Another reason why it is becoming increasingly difficult to analyse mass data is the growing complexity of all company processes. Increasing regulatory requirements or historically evolved IT landscapes with numerous systems and interfaces make it difficult to analyse large volumes of data.
This makes it all the more important to be able to analyse mass data as efficiently as possible and in real time in order to make important tactical and strategic business decisions on this basis.
The clearer the goal, the more meaningful the result
In mass data analyses, a cluster of data is aggregated according to certain criteria or simply equalised in order to obtain a better overview of a situation. As a rule, the data is available in the form of simply structured lists that are aggregated to a higher level for this purpose.

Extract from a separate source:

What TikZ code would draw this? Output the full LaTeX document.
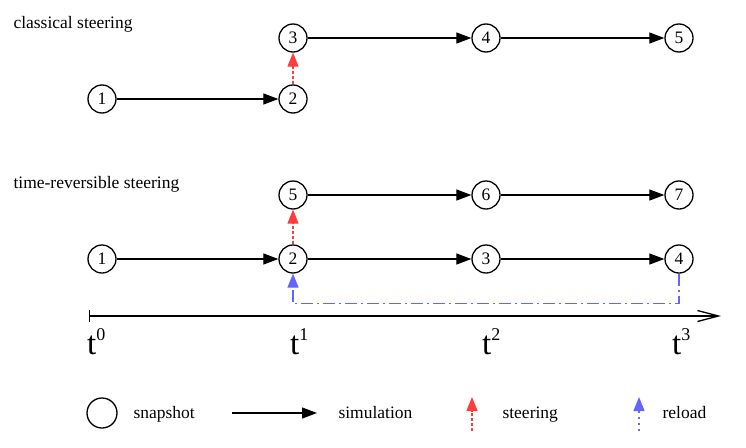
\documentclass[tikz,border=0pt]{standalone}
\usepackage{fontspec}
\setmainfont{Liberation Serif}
\newfontfamily\timesface{Liberation Serif}
\usepackage{tikz}
\usetikzlibrary{arrows.meta}

\definecolor{steerred}{RGB}{255,60,60}
\definecolor{reloadblue}{RGB}{100,100,255}
\newcommand{\tlabel}[1]{{\fontsize{33}{33}\selectfont t\raisebox{0.40em}{\fontsize{18}{18}\selectfont #1}}}

\begin{document}
\begin{tikzpicture}[
			x=1pt, y=-1pt,
			font=\timesface\fontsize{17.5}{20}\selectfont,
			snapnode/.style={circle, draw=black, line width=1.3pt, minimum size=28pt, inner sep=0pt},
			simline/.style={line width=1.2pt, -{Triangle[length=15pt,width=11pt]}},
			steerline/.style={steerred, line width=1.2pt, dash pattern=on 3pt off 2pt, -{Triangle[length=14pt,width=11pt]}},
			reloadline/.style={reloadblue, line width=1.3pt, dash pattern=on 12pt off 4pt on 2pt off 4pt, -{Triangle[length=14pt,width=11pt]}},
		]
			\useasboundingbox (0,0) rectangle (746,447);

			%Titles
			\node[anchor=base west]	(title1)	at (10,28)	{classical steering};
			\node[anchor=base west]	(title2)	at (10,188)	{time-reversible steering};

			%Nodes classical
			\node[snapnode]	(a1)	at (102,99)		{1};
			\node[snapnode]	(a2)	at (293,99)		{2};
			\node[snapnode]	(a3)	at (293,38)		{3};
			\node[snapnode]	(a4)	at (486,38)		{4};
			\node[snapnode]	(a5)	at (679,38)		{5};

			%Nodes time-reversible
			\node[snapnode]	(b1)	at (102,259)	{1};
			\node[snapnode]	(b2)	at (293,259)	{2};
			\node[snapnode]	(b3)	at (486,259)	{3};
			\node[snapnode]	(b4)	at (679,259)	{4};
			\node[snapnode]	(b5)	at (293,195)	{5};
			\node[snapnode]	(b6)	at (486,195)	{6};
			\node[snapnode]	(b7)	at (679,195)	{7};

			%Lines classical
			\draw[simline]		(a1.east) -- (a2.west);
			\draw[steerline]	(a2.north) -- (a3.south);
			\draw[simline]		(a3.east) -- (a4.west);
			\draw[simline]		(a4.east) -- (a5.west);

			%Lines time-reversible
			\draw[simline]		(b1.east) -- (b2.west);
			\draw[simline]		(b2.east) -- (b3.west);
			\draw[simline]		(b3.east) -- (b4.west);
			\draw[steerline]	(b2.north) -- (b5.south);
			\draw[simline]		(b5.east) -- (b6.west);
			\draw[simline]		(b6.east) -- (b7.west);
			\draw[reloadline]	(b4.south) -- ++(0,30) -| (b2.south);

			%Time axis
			\coordinate (axstart) at (89,316);
			\coordinate (axend) at (721,316);
			\draw[line width=1.3pt, {Bar[width=12pt]}-{Straight Barb[length=21pt,width=11pt,line width=1.3pt]}] (axstart) -- (axend);
			\node[anchor=base west, inner sep=0pt]	(t0)	at (87,354)		{\tlabel{0}};
			\node[anchor=base west, inner sep=0pt]	(t1)	at (290,354)	{\tlabel{1}};
			\node[anchor=base west, inner sep=0pt]	(t2)	at (482,354)	{\tlabel{2}};
			\node[anchor=base west, inner sep=0pt]	(t3)	at (672,354)	{\tlabel{3}};

			%Legend
			\node[snapnode, minimum size=30pt]	(lsnap)	at (102,413)	{};
			\node[anchor=base west]	(lsnaptxt)	at (130,418)	{snapshot};
			\coordinate (lsimA) at (232,413);
			\coordinate (lsimB) at (317,413);
			\draw[simline]	(lsimA) -- (lsimB);
			\node[anchor=base west]	(lsimtxt)	at (335,418)	{simulation};
			\coordinate (lsteerA) at (472,431);
			\coordinate (lsteerB) at (472,397);
			\draw[steerline]	(lsteerA) -- (lsteerB);
			\node[anchor=base west]	(lsteertxt)	at (499,418)	{steering};
			\coordinate (lrelA) at (639,431);
			\coordinate (lrelB) at (639,397);
			\draw[reloadline, dash pattern=on 2pt off 4pt]	(lrelA) -- (lrelB);
			\node[anchor=base west]	(lreltxt)	at (659,418)	{reload};

		\end{tikzpicture}
\end{document}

In this way, for example, the order backlog can be extrapolated to months or years at daily level, sales can be displayed not only per order but also at customer level, throughput times of production steps can be aggregated at machine level or current assets can be analysed by age of stock. To put it simply, an informative and easy-to-read overview with just a few rows and columns is generated from a confusing table with possibly hundreds of thousands of records, which shows both absolute and relative values and can even depict trends.
Valid data provides the necessary basis for assumptions
Thanks to its expertise and professional experience, good management has the most important company key figures at its fingertips, even without mass data evaluation. This in-depth understanding of the company can be verified and validated using the analysis options outlined above and even supplemented with information that is not yet available, such as trends or insights into areas of the company that were not even considered in previous business analyses. This is precisely the strength of good mass data analysis.

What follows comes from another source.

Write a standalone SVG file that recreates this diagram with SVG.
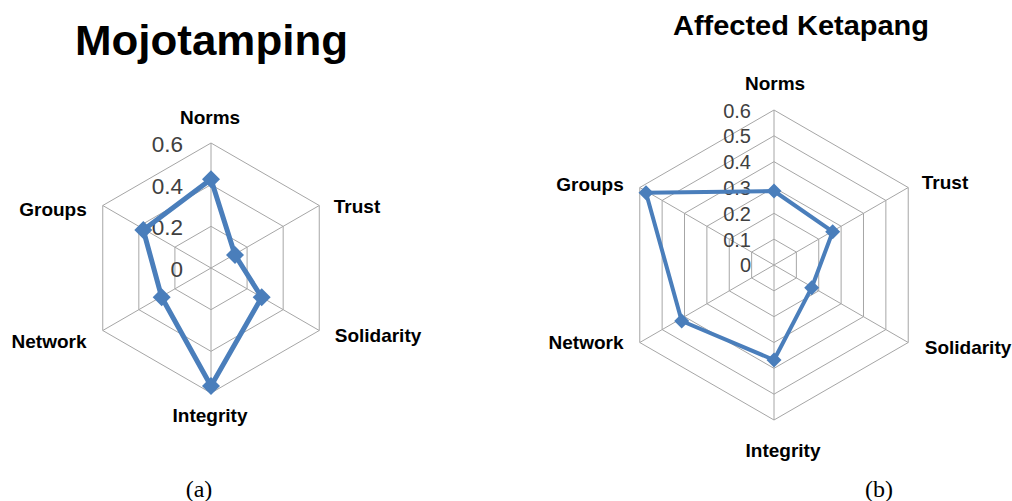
<svg xmlns="http://www.w3.org/2000/svg" width="1012" height="501" viewBox="0 0 1012 501">
<style>
.grid{fill:none;stroke:#a6a6a6;stroke-width:1}
.series{fill:none;stroke:#4a7ebb;stroke-linejoin:round}
.mk{fill:#4a7ebb}
.lbl{font-family:"Liberation Sans",Arial,sans-serif;font-weight:bold;font-size:19px;fill:#000;text-anchor:middle}
.tick{font-family:"Liberation Sans",Arial,sans-serif;fill:#404040;text-anchor:end}
.title{font-family:"Liberation Sans",Arial,sans-serif;font-weight:bold;fill:#000}
.cap{font-family:"Liberation Serif","Times New Roman",serif;font-size:24px;fill:#000;text-anchor:middle}
</style>
<defs>
<path id="dA" d="M0,-9 L9,0 L0,9 L-9,0 Z"/>
<path id="dB" d="M0,-7.5 L7.5,0 L0,7.5 L-7.5,0 Z"/>
</defs>
<rect width="1012" height="501" fill="#fff"/>

<g id="chartA">
<text class="title" x="75" y="55" font-size="42" textLength="273" lengthAdjust="spacingAndGlyphs">Mojotamping</text>
<g id="gridA">
<polygon class="grid" points="211,226.33 247.08,247.17 247.08,288.83 211,309.67 174.92,288.83 174.92,247.17"/>
<polygon class="grid" points="211,184.67 283.17,226.33 283.17,309.67 211,351.33 138.83,309.67 138.83,226.33"/>
<polygon class="grid" points="211,143 319.25,205.5 319.25,330.5 211,393 102.75,330.5 102.75,205.5"/>
<path class="grid" d="M211,268 L211,143 M211,268 L319.25,205.5 M211,268 L319.25,330.5 M211,268 L211,393 M211,268 L102.75,330.5 M211,268 L102.75,205.5"/>
</g>
<g id="ticksA" font-size="22.5">
<text class="tick" x="183" y="152">0.6</text>
<text class="tick" x="183" y="193.5">0.4</text>
<text class="tick" x="183" y="235">0.2</text>
<text class="tick" x="183" y="277">0</text>
</g>
<g id="labelsA">
<text class="lbl" x="210" y="124">Norms</text>
<text class="lbl" x="357" y="213">Trust</text>
<text class="lbl" x="378" y="342">Solidarity</text>
<text class="lbl" x="210" y="422">Integrity</text>
<text class="lbl" x="49" y="348">Network</text>
<text class="lbl" x="53" y="216">Groups</text>
</g>
<g id="seriesA">
<polygon class="series" stroke-width="5" points="211,179.3 235,255 261.7,297.3 211,386 161.7,297.3 143.3,230"/>
<use href="#dA" class="mk" x="211" y="179.3"/>
<use href="#dA" class="mk" x="235" y="255"/>
<use href="#dA" class="mk" x="261.7" y="297.3"/>
<use href="#dA" class="mk" x="211" y="386"/>
<use href="#dA" class="mk" x="161.7" y="297.3"/>
<use href="#dA" class="mk" x="143.3" y="230"/>
</g>
<text class="cap" x="199" y="497">(a)</text>
</g>

<g id="chartB">
<text class="title" x="673" y="35" font-size="27" textLength="256" lengthAdjust="spacingAndGlyphs">Affected Ketapang</text>
<g id="gridB">
<polygon class="grid" points="774,239.17 796.37,252.08 796.37,277.92 774,290.83 751.63,277.92 751.63,252.08"/>
<polygon class="grid" points="774,213.33 818.74,239.17 818.74,290.83 774,316.67 729.26,290.83 729.26,239.17"/>
<polygon class="grid" points="774,187.5 841.12,226.25 841.12,303.75 774,342.5 706.88,303.75 706.88,226.25"/>
<polygon class="grid" points="774,161.67 863.49,213.33 863.49,316.67 774,368.33 684.51,316.67 684.51,213.33"/>
<polygon class="grid" points="774,135.83 885.86,200.42 885.86,329.58 774,394.17 662.14,329.58 662.14,200.42"/>
<polygon class="grid" points="774,110 908.23,187.5 908.23,342.5 774,420 639.77,342.5 639.77,187.5"/>
<path class="grid" d="M774,265 L774,110 M774,265 L908.23,187.5 M774,265 L908.23,342.5 M774,265 L774,420 M774,265 L639.77,342.5 M774,265 L639.77,187.5"/>
</g>
<g id="ticksB" font-size="20">
<text class="tick" x="751" y="117.5">0.6</text>
<text class="tick" x="751" y="143.3">0.5</text>
<text class="tick" x="751" y="169.1">0.4</text>
<text class="tick" x="751" y="194.9">0.3</text>
<text class="tick" x="751" y="220.7">0.2</text>
<text class="tick" x="751" y="246.5">0.1</text>
<text class="tick" x="751" y="272.3">0</text>
</g>
<g id="labelsB">
<text class="lbl" x="775" y="90">Norms</text>
<text class="lbl" x="945" y="188.5">Trust</text>
<text class="lbl" x="968" y="353.5">Solidarity</text>
<text class="lbl" x="783" y="457">Integrity</text>
<text class="lbl" x="586" y="348.5">Network</text>
<text class="lbl" x="590" y="191">Groups</text>
</g>
<g id="seriesB">
<polygon class="series" stroke-width="4" points="774,191 832.7,231.7 811.7,287.7 774,360 681.7,321 646,192.7"/>
<use href="#dB" class="mk" x="774" y="191"/>
<use href="#dB" class="mk" x="832.7" y="231.7"/>
<use href="#dB" class="mk" x="811.7" y="287.7"/>
<use href="#dB" class="mk" x="774" y="360"/>
<use href="#dB" class="mk" x="681.7" y="321"/>
<use href="#dB" class="mk" x="646" y="192.7"/>
</g>
<text class="cap" x="879" y="497">(b)</text>
</g>
</svg>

One misconception, but unfortunately common practice, is the assumption that mass data analyses can be used to identify patterns or derive specific measures – true to the motto: “Let’s just analyse it for now. Something’s bound to come out of it”.
Before mass data is analysed, the aim and purpose of the analysis should be known and clearly formulated. Is it an analysis for strategic objectives? And who is the target group for the analyses? What the result needs to look like should also be defined in advance. For example, the result of a comprehensive analysis can be a bar chart that shows a time series horizontally and specific values vertically. Or a map showing the distribution of customer sales, gross profits or results.
Excel dominates, but has its limits
The most frequently used tool for short-term analyses is still Microsoft Excel. Theoretically, one million records (= one row = one record) can be recorded in a simple table and then summarised into a clear matrix using the PIVOT function. However, with this amount of data, crashes must be taken into account due to the high computing power required.
In addition, there are analyses such as reading machine data or movement data in logistics, which may comprise well in excess of one million records. In such cases, tools such as Qlick, Power BI, Tableau, IBM Cognos, SAP BusinessObjects, Looker or Domo, which specialise in such applications and can evaluate large amounts of data in real time, are ideal. These tools can also be set up as a “cockpit” and used permanently to read out key figures “at the touch of a button” for corporate management purposes.
A qualified consultant can provide useful support in precisely this situation – with expertise in all areas of the company, especially in operations and finance. Thanks to their high level of methodological expertise, they should also be able to analyse extensive amounts of data and provide the management with recommendations for further action in the form of an action plan. Important points such as annual cost or revenue effects should already be identified for each measure in the implementation plans.